Failure is not an option when you are young and observing the heavens. As I neared my 15th birthday, I had advanced enough in life intellectually to prepare for and to experience the best total lunar eclipse for years to come during the night of May 24-25, 1975. It was only my second one since April 1968 and I was old enough to stay up all night to observe the entire event. The weather overachieved as it was a very warm night in the middle of a rare May heatwave that reached 93º for several days. There was no air conditioning so sitting outside at night and watching the eclipse unfold was the best way imaginable to beat the hot house. The clear, calm, muggy night made the perfect conditions for sketching this lunar eclipse, which were the very first sketches I had done.
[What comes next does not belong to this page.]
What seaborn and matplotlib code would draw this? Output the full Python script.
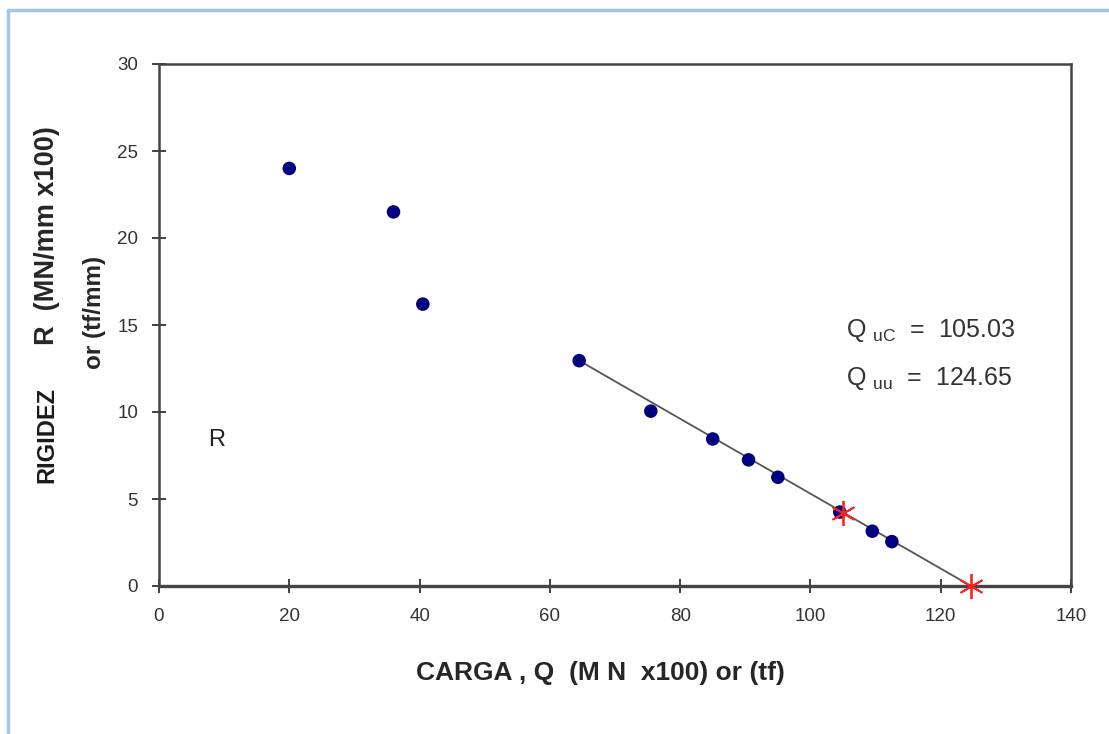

The sketches were detailed enough to see the shadow progress across the Moon and to reveal a reddened Moon looking like a donut at mid-totality. It was a little over seven years since that night the Moon disappeared, and I had come a long way in gaining a full understanding of what I was witnessing and how it was all related to my place in the Solar System. I had to wait a little over seven more years to see another total lunar eclipse on July 6, 1982.

March 1976 was a cold and stormy month, so I was unaware of a comet that turned out to be spectacular. The coming of Comet West was never hyped up after the Comet Kohutek flop, so I never saw it. It graced the morning twilight with a huge, bright wide, fan-shaped tail. Comets seemed to elude me, but the 1980s would change that in a generous way beginning with Comet IRAS-Araki-Alcock in May 1983.

Observing took a big turn when we moved out of our small duplex on Oriskany Street West during July 1976 and into our very own home on Thorn Street not far from Utica College. I traded the tiny yard in a cramped neighborhood with light polluted skies and a dusty boulevard for a huge, sprawling yard on a small side street with skies dark enough that I could make out the Milky Way! I had yet to observe any of the planets and Mars needed a redo after the 1971 flop, plus I still needed to see what a comet really looked like. There was much to do and a lifetime ahead. I wasted no time after the big move to really begin exploring the heavens. Those early years were the wonder years of my stargazing and 1968 was the year that began a lifelong journey exploring the Solar System and stars!